STATED GOAL:
Retype exactly the lines from the line containing "Reproduce this chart with Altair." through the line containing "scale=alt.Scale(domain=series, range=colors), legend=None)", both included, and nothing more; skip the pictures.

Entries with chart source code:
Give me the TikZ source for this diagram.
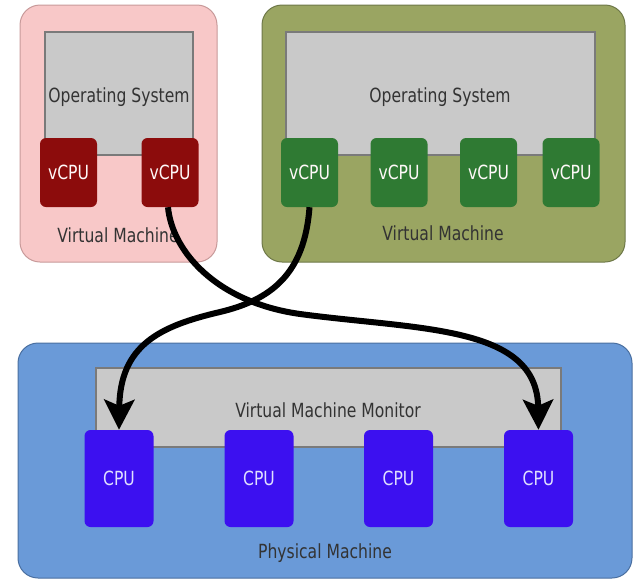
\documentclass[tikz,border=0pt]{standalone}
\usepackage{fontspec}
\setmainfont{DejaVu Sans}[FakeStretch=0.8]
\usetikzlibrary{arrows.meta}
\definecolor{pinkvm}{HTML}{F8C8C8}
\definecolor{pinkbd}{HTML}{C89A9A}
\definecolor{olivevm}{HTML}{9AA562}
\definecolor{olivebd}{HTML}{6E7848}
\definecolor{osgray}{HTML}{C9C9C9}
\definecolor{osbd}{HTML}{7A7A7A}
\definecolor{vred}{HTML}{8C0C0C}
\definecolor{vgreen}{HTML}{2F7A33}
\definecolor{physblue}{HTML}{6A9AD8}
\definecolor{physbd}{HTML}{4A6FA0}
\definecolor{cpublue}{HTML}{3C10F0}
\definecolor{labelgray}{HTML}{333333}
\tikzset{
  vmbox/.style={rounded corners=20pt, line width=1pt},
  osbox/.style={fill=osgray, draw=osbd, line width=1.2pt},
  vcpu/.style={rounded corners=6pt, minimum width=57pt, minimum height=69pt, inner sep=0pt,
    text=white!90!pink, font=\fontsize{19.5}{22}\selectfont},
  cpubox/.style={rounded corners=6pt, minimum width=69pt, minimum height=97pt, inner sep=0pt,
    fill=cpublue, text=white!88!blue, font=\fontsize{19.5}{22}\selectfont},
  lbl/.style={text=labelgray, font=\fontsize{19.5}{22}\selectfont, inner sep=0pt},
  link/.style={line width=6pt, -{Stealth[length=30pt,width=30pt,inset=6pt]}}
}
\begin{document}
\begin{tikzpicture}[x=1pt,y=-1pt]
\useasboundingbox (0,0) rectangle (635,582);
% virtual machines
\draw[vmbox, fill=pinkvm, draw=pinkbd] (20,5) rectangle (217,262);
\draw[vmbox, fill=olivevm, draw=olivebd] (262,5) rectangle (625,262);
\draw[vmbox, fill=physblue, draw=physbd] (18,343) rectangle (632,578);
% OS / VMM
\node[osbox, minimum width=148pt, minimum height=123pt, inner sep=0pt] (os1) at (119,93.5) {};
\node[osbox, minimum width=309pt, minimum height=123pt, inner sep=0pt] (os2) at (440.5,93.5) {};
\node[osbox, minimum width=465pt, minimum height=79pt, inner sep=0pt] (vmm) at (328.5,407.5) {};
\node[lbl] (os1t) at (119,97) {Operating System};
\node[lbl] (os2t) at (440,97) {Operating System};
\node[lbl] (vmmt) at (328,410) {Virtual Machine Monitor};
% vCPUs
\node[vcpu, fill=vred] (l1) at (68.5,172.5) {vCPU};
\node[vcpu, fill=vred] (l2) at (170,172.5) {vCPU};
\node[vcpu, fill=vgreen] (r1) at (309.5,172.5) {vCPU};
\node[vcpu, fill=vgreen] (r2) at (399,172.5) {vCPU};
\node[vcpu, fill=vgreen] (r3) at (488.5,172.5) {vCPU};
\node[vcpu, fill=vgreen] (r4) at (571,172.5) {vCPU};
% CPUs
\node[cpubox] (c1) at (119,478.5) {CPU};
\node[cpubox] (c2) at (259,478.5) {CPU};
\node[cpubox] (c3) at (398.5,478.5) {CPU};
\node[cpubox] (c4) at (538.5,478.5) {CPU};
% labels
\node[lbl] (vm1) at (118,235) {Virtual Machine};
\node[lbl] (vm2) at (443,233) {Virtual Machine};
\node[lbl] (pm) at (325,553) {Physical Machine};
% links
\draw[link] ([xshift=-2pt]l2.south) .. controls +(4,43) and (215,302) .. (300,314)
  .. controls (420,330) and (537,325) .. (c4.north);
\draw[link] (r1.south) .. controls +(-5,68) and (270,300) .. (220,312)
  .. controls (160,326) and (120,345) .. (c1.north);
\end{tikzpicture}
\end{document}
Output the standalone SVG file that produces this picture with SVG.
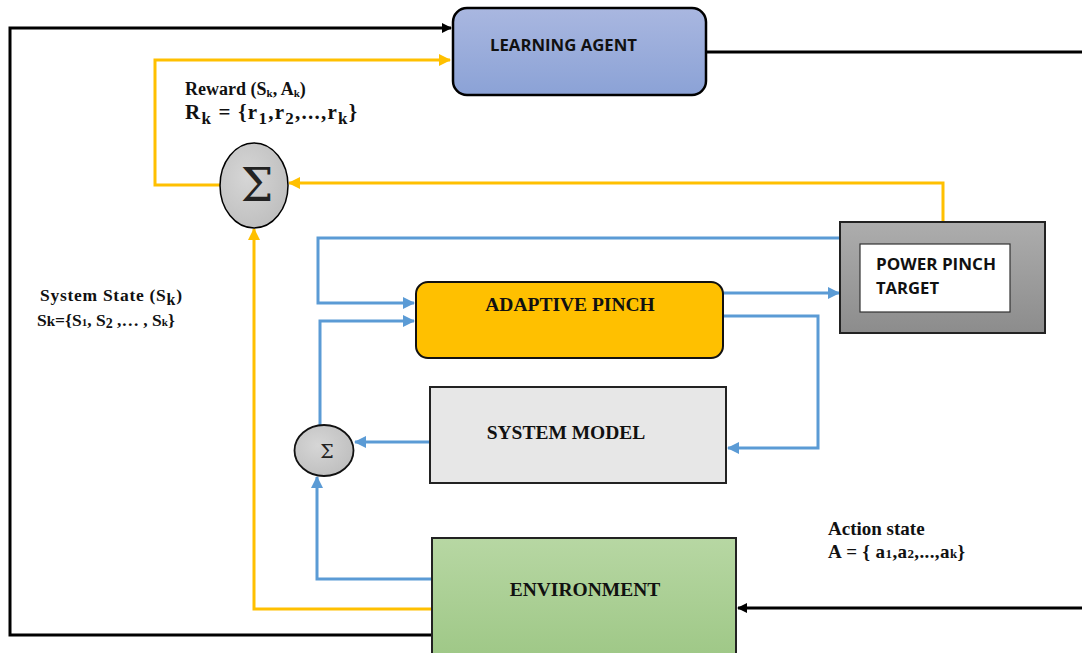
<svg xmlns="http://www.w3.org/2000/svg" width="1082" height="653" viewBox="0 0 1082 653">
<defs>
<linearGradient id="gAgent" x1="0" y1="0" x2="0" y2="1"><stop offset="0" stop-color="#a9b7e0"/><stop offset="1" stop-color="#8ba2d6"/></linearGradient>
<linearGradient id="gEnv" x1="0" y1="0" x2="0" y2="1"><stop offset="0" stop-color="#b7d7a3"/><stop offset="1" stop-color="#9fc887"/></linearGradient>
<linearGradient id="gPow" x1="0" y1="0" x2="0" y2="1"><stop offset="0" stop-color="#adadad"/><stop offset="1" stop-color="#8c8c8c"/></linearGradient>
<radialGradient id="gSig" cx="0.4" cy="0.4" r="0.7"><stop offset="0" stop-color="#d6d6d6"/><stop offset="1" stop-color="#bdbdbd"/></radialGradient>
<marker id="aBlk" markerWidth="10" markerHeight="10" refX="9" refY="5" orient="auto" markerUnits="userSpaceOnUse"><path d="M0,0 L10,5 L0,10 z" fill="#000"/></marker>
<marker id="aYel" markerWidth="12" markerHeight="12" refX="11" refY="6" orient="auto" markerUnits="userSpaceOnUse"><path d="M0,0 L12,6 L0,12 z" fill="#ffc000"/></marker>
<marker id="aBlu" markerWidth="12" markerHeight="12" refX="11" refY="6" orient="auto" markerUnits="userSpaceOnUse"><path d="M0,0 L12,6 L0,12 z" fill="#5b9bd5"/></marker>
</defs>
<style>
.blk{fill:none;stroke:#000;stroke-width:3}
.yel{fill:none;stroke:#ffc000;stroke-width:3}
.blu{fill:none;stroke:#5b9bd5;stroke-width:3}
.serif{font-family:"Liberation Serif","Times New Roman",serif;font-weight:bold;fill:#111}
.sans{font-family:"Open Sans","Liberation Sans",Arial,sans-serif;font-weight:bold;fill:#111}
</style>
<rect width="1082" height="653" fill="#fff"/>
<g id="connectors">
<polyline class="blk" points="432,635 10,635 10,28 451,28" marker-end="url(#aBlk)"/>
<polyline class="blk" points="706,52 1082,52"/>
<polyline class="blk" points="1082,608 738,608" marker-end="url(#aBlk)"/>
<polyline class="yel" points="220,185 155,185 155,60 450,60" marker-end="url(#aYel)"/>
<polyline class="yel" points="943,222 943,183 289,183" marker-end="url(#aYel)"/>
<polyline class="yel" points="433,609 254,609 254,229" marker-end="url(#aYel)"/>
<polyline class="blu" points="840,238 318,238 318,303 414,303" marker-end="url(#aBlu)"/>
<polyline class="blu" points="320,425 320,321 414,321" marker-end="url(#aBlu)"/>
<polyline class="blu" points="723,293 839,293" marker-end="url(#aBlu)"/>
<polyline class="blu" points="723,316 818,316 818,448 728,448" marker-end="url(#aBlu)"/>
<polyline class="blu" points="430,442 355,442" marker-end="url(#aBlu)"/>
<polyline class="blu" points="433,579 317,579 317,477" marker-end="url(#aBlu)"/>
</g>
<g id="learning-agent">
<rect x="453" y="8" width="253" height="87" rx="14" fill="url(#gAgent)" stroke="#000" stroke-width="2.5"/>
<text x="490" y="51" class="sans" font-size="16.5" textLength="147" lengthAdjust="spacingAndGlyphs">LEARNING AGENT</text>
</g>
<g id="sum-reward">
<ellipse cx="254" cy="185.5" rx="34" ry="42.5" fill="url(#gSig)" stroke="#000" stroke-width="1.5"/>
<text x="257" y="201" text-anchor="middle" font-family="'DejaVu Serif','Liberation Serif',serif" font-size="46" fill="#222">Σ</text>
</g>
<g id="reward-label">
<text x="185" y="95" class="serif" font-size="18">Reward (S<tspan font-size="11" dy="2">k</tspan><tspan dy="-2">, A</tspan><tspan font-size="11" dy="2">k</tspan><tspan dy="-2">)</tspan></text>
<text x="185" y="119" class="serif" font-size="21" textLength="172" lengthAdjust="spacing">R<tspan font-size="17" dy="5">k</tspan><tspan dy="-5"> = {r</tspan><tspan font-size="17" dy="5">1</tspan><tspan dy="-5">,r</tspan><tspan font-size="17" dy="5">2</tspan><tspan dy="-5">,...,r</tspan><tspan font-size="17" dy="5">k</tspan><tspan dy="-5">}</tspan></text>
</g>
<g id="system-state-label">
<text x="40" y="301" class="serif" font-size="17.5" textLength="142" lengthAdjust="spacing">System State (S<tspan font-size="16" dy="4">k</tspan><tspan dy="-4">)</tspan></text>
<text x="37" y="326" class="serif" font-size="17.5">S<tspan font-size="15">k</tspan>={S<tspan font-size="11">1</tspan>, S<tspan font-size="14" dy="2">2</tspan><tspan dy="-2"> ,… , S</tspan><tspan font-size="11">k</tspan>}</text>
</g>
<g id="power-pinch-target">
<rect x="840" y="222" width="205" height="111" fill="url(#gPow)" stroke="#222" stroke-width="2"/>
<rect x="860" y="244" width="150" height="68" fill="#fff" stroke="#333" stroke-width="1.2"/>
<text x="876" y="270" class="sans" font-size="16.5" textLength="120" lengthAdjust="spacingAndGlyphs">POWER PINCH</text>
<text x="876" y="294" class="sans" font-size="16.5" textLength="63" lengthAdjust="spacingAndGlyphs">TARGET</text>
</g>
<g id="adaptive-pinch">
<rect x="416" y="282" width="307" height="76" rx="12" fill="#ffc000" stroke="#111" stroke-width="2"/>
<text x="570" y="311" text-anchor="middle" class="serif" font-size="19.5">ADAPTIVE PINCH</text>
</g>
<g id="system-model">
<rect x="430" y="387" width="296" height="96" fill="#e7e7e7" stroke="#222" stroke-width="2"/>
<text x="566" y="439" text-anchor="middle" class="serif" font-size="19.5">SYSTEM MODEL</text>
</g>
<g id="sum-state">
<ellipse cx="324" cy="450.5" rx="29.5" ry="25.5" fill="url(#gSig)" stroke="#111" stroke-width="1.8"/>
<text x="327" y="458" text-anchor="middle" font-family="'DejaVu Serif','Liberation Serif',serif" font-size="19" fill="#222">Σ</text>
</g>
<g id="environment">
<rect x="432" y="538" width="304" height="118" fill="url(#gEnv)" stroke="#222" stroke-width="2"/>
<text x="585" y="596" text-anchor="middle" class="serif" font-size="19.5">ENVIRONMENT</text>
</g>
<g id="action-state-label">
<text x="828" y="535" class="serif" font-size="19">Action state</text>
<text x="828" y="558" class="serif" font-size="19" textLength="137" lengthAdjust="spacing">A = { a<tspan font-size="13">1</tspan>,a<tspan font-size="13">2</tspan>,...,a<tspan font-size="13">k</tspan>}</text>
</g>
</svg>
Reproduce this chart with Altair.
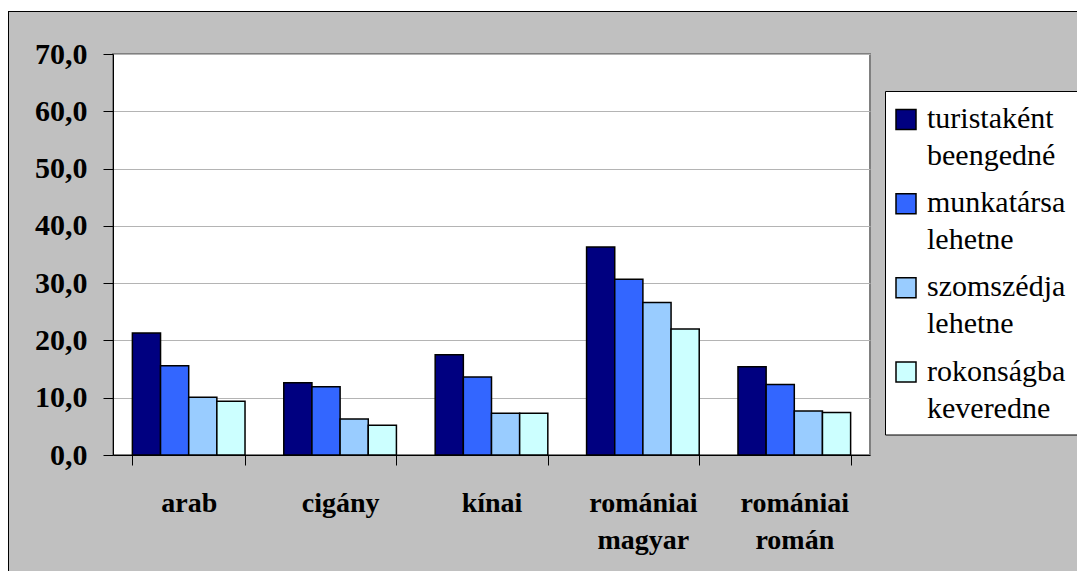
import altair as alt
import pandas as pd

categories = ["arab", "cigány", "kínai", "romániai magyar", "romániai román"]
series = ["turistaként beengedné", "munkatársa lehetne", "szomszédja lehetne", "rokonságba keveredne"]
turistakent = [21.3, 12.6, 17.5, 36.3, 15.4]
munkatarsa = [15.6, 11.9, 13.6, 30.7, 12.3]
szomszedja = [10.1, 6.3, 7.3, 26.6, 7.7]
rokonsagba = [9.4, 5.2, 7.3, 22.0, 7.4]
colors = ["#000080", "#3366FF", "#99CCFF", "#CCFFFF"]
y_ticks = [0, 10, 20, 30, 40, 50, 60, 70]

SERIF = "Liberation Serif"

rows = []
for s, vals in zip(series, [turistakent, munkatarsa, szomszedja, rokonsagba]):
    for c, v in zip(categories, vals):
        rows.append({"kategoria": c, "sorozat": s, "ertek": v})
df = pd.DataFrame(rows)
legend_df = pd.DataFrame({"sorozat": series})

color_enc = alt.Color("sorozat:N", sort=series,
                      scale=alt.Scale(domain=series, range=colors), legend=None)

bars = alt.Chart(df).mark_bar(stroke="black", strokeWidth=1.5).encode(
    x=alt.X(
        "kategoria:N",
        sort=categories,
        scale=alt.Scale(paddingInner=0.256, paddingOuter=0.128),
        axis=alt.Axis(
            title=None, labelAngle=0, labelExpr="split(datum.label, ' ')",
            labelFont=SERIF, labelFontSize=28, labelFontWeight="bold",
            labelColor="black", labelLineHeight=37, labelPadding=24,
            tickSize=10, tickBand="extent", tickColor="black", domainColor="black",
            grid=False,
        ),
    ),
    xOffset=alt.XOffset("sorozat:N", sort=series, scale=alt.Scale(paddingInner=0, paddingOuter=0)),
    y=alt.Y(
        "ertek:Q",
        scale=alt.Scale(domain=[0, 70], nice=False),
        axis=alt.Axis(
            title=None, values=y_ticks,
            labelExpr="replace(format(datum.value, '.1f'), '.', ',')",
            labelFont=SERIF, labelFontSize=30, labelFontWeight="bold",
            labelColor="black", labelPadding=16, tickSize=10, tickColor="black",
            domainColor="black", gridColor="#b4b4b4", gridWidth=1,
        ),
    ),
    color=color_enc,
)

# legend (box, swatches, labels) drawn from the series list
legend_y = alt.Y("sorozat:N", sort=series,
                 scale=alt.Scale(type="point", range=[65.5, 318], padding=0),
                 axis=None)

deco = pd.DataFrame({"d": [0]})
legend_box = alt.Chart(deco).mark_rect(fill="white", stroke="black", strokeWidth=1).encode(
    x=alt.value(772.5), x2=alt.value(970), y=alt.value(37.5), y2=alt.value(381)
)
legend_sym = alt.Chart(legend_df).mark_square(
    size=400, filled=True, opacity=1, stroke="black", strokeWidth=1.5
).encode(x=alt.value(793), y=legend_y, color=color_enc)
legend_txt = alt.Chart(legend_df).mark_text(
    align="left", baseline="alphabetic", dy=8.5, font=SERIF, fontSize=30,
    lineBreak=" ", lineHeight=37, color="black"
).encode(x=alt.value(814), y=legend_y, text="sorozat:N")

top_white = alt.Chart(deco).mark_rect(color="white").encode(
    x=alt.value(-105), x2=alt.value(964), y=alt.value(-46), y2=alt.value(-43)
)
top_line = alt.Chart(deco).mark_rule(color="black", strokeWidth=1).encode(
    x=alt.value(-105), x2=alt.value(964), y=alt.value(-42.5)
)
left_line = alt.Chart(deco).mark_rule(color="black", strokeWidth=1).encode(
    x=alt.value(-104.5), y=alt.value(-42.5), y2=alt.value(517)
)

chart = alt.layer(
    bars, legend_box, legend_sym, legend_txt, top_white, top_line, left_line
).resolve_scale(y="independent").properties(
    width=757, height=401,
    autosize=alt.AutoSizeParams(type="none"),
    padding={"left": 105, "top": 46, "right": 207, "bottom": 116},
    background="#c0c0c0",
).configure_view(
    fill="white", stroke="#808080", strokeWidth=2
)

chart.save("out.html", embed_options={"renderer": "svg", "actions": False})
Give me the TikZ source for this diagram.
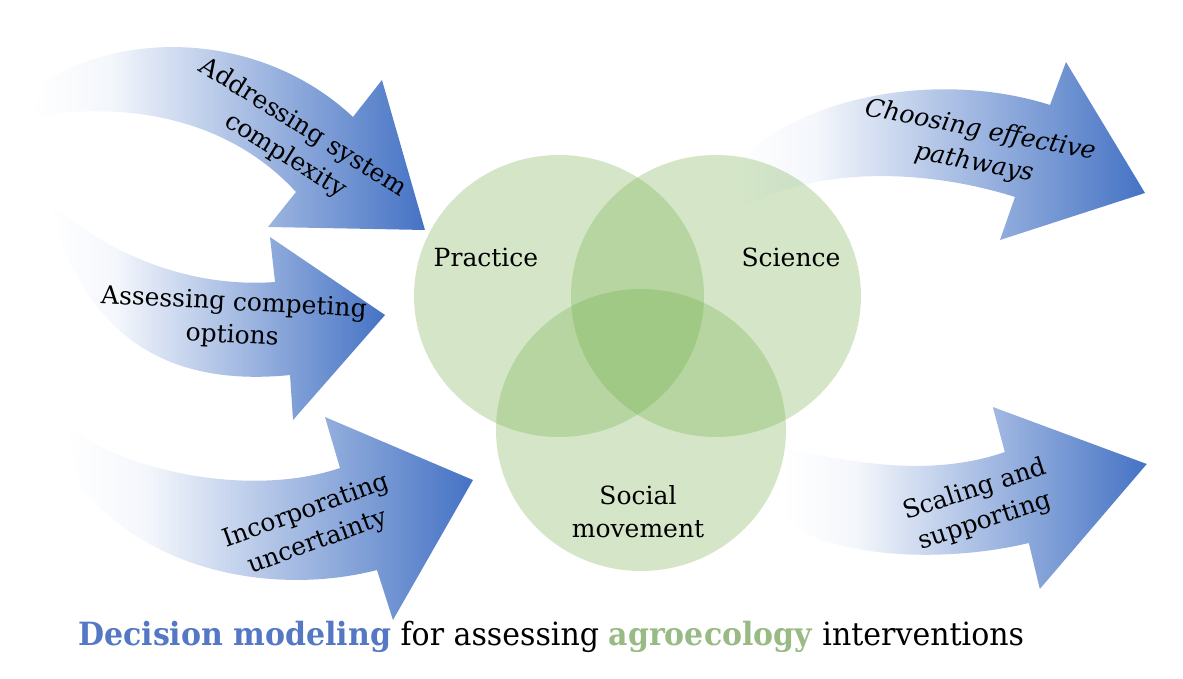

CORRECT RESULT:
Reproduce this chart with Altair.
import altair as alt
import pandas as pd

categories = ["arab", "cigány", "kínai", "romániai magyar", "romániai román"]
series = ["turistaként beengedné", "munkatársa lehetne", "szomszédja lehetne", "rokonságba keveredne"]
turistakent = [21.3, 12.6, 17.5, 36.3, 15.4]
munkatarsa = [15.6, 11.9, 13.6, 30.7, 12.3]
szomszedja = [10.1, 6.3, 7.3, 26.6, 7.7]
rokonsagba = [9.4, 5.2, 7.3, 22.0, 7.4]
colors = ["#000080", "#3366FF", "#99CCFF", "#CCFFFF"]
y_ticks = [0, 10, 20, 30, 40, 50, 60, 70]

SERIF = "Liberation Serif"

rows = []
for s, vals in zip(series, [turistakent, munkatarsa, szomszedja, rokonsagba]):
    for c, v in zip(categories, vals):
        rows.append({"kategoria": c, "sorozat": s, "ertek": v})
df = pd.DataFrame(rows)
legend_df = pd.DataFrame({"sorozat": series})

color_enc = alt.Color("sorozat:N", sort=series,
                      scale=alt.Scale(domain=series, range=colors), legend=None)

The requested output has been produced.